Putin in his telephone call again insisted that U.N. inspection teams first be allowed to do their work and determine whether Iraqi President Saddam Hussein does in fact have banned weapons of mass destruction, according to a Kremlin statement.

Analysts emphasized that it is still too early to predict how the diplomacy surrounding any attack will play out. There remains a strong possibility that the three main opponents to U.S. action will be brought around rather than risk a confrontation with the U.S. over a regime viewed as probably doomed anyway.

In the meantime, officials in the three nations play for time.

"What is going on now is a complicated game, rich in mutual bluff," said Russian defense analyst Ivan Safranchuk, director of the Moscow Office of the Center for Defense Information. "The Americans are bluffing, saying that they will submit to the U.N. a new resolution on Iraq. Russia, France ... and China are bluffing that they are going to veto this resolution."

In actuality, Safranchuk says, "the last thing the Americans want is their resolution vetoed. They'd rather deliver a military strike without any resolution than with a vetoed resolution."

On the other hand, he noted, Russia, France and China would like to avoid vetoing a U.S. resolution, "which would be a re-creation of a situation reminiscent of the Cold War era" when the world was divided into sharply opposed camps.

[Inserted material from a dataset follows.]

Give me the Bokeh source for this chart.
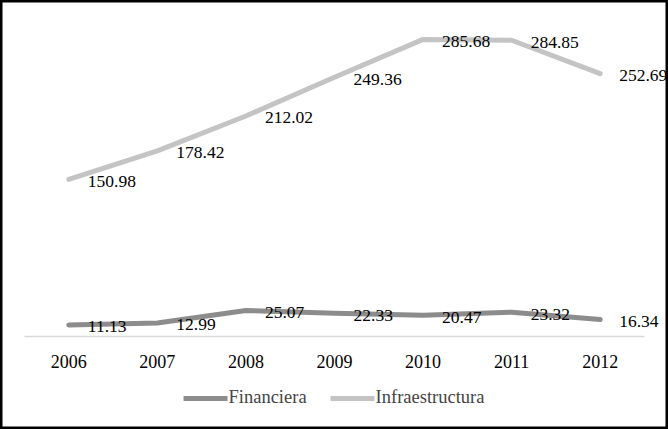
from bokeh.plotting import figure
from bokeh.models import ColumnDataSource, Legend, LegendItem, Range1d, LabelSet, FactorRange
from bokeh.core.properties import value
from bokeh.embed import file_html
from bokeh.resources import INLINE

years = ["2006", "2007", "2008", "2009", "2010", "2011", "2012"]
financiera = [11.13, 12.99, 25.07, 22.33, 20.47, 23.32, 16.34]
infraestructura = [150.98, 178.42, 212.02, 249.36, 285.68, 284.85, 252.69]

FONT = "Liberation Serif"
W, H = 668, 429

src = ColumnDataSource(data=dict(
    year=years,
    fin=financiera,
    infra=infraestructura,
    fin_lbl=[f"{v:.2f}" for v in financiera],
    infra_lbl=[f"{v:.2f}" for v in infraestructura],
))

# frame fills the whole canvas; the x axis sits at y=0 inside it
cat_px = 620 / len(years)
pad = (W / cat_px - len(years)) / 2
p = figure(
    x_range=FactorRange(factors=years, range_padding=pad,
                        range_padding_units="absolute"),
    y_range=Range1d(-93 / 1.04, 336 / 1.04),
    frame_width=W,
    frame_height=H,
    min_border=0,
    y_axis_location=None,
    toolbar_location=None,
    output_backend="svg",
)
p.outline_line_color = "black"
p.outline_line_width = 4
p.xgrid.grid_line_color = None
p.ygrid.grid_line_color = None

ax = p.xaxis[0]
ax.fixed_location = 0
ax.bounds = (0, len(years))
ax.axis_line_color = "#d9d9d9"
ax.axis_line_width = 1.5
ax.major_tick_line_color = None
ax.minor_tick_line_color = None
ax.major_label_standoff = 12
ax.major_label_text_font = FONT
ax.major_label_text_font_size = "18px"
ax.major_label_text_color = "black"

r_fin = p.line("year", "fin", source=src, line_color="#8c8c8c", line_width=5,
               line_cap="round", line_join="round")
r_infra = p.line("year", "infra", source=src, line_color="#c4c4c4", line_width=5,
                 line_cap="round", line_join="round")

for col in ("fin", "infra"):
    labels = LabelSet(x="year", y=col, text=col + "_lbl", source=src,
                      x_offset=19, y_offset=-2,
                      text_align="left", text_baseline="middle",
                      text_font=value(FONT), text_font_size=value("17.5px"),
                      text_color="black")
    p.add_layout(labels)

legend = Legend(
    items=[LegendItem(label="Financiera", renderers=[r_fin]),
           LegendItem(label="Infraestructura", renderers=[r_infra])],
    orientation="horizontal",
    location="bottom_center",
    glyph_width=44,
    glyph_height=20,
    label_standoff=1,
    spacing=24,
    padding=0,
    margin=21,
    border_line_color=None,
    background_fill_alpha=0,
    label_text_font=FONT,
    label_text_font_size="18.5px",
)
p.add_layout(legend)

open("out.html", "w").write(file_html(p, INLINE))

So far, Russia has been the most vocal permanent member of the Security Council to oppose U.S. military action against Iraq.

France has been generally cool to the idea--but not as adamantly as in past disputes with Washington. In fact, France has left open the possibility that it might eventually agree to U.S.-led military action.

China, meanwhile, has stated opposition for the record, but has spoken so softly that no one is paying much attention.

Summing up the Russian position, Yuli M. Vorontsov, a former Russian ambassador to the United Nations, said, "Diplomatic means are preferable for resolving the situation, because in order to find out whether Iraq possesses mass destruction weapons it is necessary first to inspect Iraq's territory."

However, he said, a ground operation "would be a real nightmare for U.S. troops.... No one can predict what might happen."

Vorontsov believes that Russia would veto any U.N. resolution that seeks to validate a U.S. invasion of Iraq, though the Kremlin knows realistically that Bush may well go ahead with war plans anyway.

"If the White House decides to go ahead, there is no mechanism for Russia to stop the Americans," he said. But he warned that "relations between the U.S. and the rest of the world will immediately deteriorate, perhaps past redemption."

"Russia's only leverage is to veto, but even this is very weak," agreed Viktor A. Kremenyuk, deputy director of the Moscow think tank USA-Canada Institute and a security expert.

For now, Kremenyuk said, the Kremlin is just not convinced that Hussein has to go and believes the Iraqi leader's removal would hurt Russian interests in the long run.

Hussein has been a good customer of Russian technology and weapons and has given Russian companies access to Iraqi oil, he noted.

"In a word, Saddam is Russia's client--and it would be a pity to lose him," Kremenyuk said. "Replacing him with somebody else, especially someone appointed by the U.S., would mean Russia's ouster from Iraq sooner or later."

Perhaps more important, Russia would like to avoid an open breach on the Security Council, which could cause the United States to act alone, damaging the credibility of international diplomacy.